■ Source material:
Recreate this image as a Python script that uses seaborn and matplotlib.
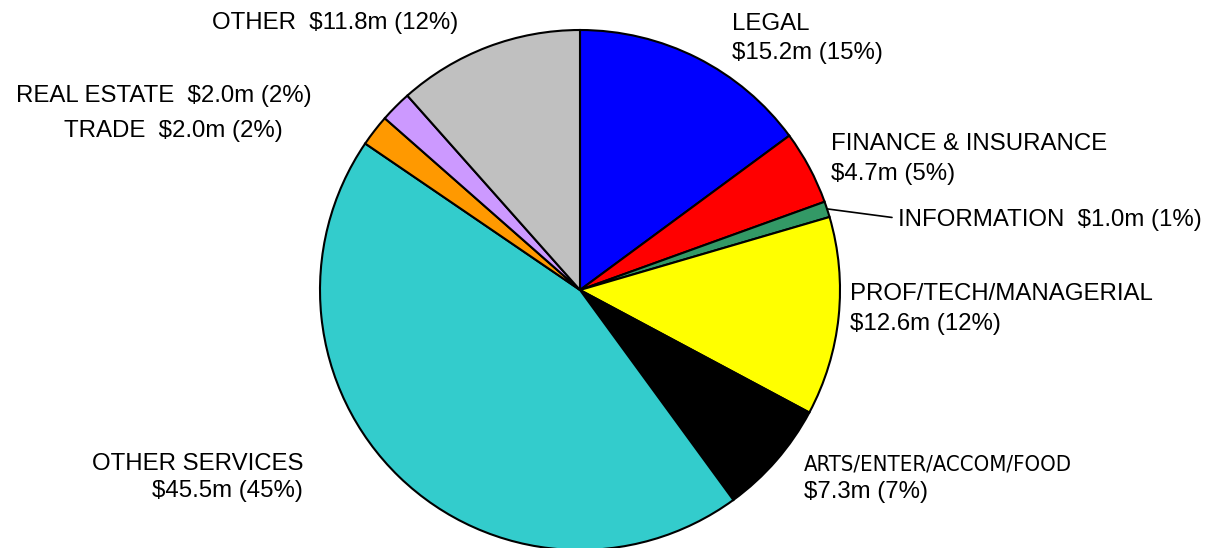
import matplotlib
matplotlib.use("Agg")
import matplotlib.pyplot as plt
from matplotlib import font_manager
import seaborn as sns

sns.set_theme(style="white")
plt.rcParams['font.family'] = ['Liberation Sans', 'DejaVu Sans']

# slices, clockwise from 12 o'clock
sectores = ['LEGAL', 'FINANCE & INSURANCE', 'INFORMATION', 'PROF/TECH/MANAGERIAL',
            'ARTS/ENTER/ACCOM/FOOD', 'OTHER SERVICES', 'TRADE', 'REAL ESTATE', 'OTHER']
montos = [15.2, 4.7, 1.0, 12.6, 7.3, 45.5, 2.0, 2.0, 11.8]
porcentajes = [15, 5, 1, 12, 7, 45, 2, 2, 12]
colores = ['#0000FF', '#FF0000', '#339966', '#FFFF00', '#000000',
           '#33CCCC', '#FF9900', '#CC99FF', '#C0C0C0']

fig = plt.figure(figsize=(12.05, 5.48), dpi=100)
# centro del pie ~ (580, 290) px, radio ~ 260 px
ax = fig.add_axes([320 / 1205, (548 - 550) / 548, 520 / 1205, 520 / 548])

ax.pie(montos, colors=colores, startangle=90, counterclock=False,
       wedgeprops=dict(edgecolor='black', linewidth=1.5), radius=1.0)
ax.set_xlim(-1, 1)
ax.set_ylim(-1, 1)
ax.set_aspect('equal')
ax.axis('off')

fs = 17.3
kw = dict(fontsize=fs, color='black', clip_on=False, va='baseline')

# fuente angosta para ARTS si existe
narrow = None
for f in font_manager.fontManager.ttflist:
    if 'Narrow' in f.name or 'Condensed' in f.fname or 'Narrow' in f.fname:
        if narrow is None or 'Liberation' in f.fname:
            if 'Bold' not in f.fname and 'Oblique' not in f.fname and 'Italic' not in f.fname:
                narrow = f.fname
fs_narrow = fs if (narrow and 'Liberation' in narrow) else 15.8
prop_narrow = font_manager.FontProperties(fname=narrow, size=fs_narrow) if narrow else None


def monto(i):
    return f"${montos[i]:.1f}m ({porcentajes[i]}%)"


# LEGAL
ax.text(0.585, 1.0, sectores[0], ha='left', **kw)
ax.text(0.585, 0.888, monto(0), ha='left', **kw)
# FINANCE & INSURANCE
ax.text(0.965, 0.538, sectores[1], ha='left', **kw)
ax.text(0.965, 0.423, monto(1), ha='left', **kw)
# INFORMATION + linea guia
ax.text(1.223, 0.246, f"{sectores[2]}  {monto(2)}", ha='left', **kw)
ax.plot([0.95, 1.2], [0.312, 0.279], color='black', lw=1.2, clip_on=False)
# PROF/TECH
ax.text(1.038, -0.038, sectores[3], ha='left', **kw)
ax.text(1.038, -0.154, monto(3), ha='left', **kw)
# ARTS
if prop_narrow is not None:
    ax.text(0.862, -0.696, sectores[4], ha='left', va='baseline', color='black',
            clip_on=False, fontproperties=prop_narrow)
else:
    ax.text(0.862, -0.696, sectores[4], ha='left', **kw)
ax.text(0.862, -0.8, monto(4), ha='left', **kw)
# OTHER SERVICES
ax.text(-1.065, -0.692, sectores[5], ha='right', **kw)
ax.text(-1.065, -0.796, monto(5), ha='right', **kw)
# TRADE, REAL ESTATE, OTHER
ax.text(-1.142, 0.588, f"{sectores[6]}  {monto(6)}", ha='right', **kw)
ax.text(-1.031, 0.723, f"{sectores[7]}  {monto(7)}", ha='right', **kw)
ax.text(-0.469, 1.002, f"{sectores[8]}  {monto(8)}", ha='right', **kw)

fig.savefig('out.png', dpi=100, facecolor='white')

■ What this task involves:
Copy each line in the data that holds the word "matplotlib".

■ Result below:
Recreate this image as a Python script that uses seaborn and matplotlib.
import matplotlib
matplotlib.use("Agg")
import matplotlib.pyplot as plt
from matplotlib import font_manager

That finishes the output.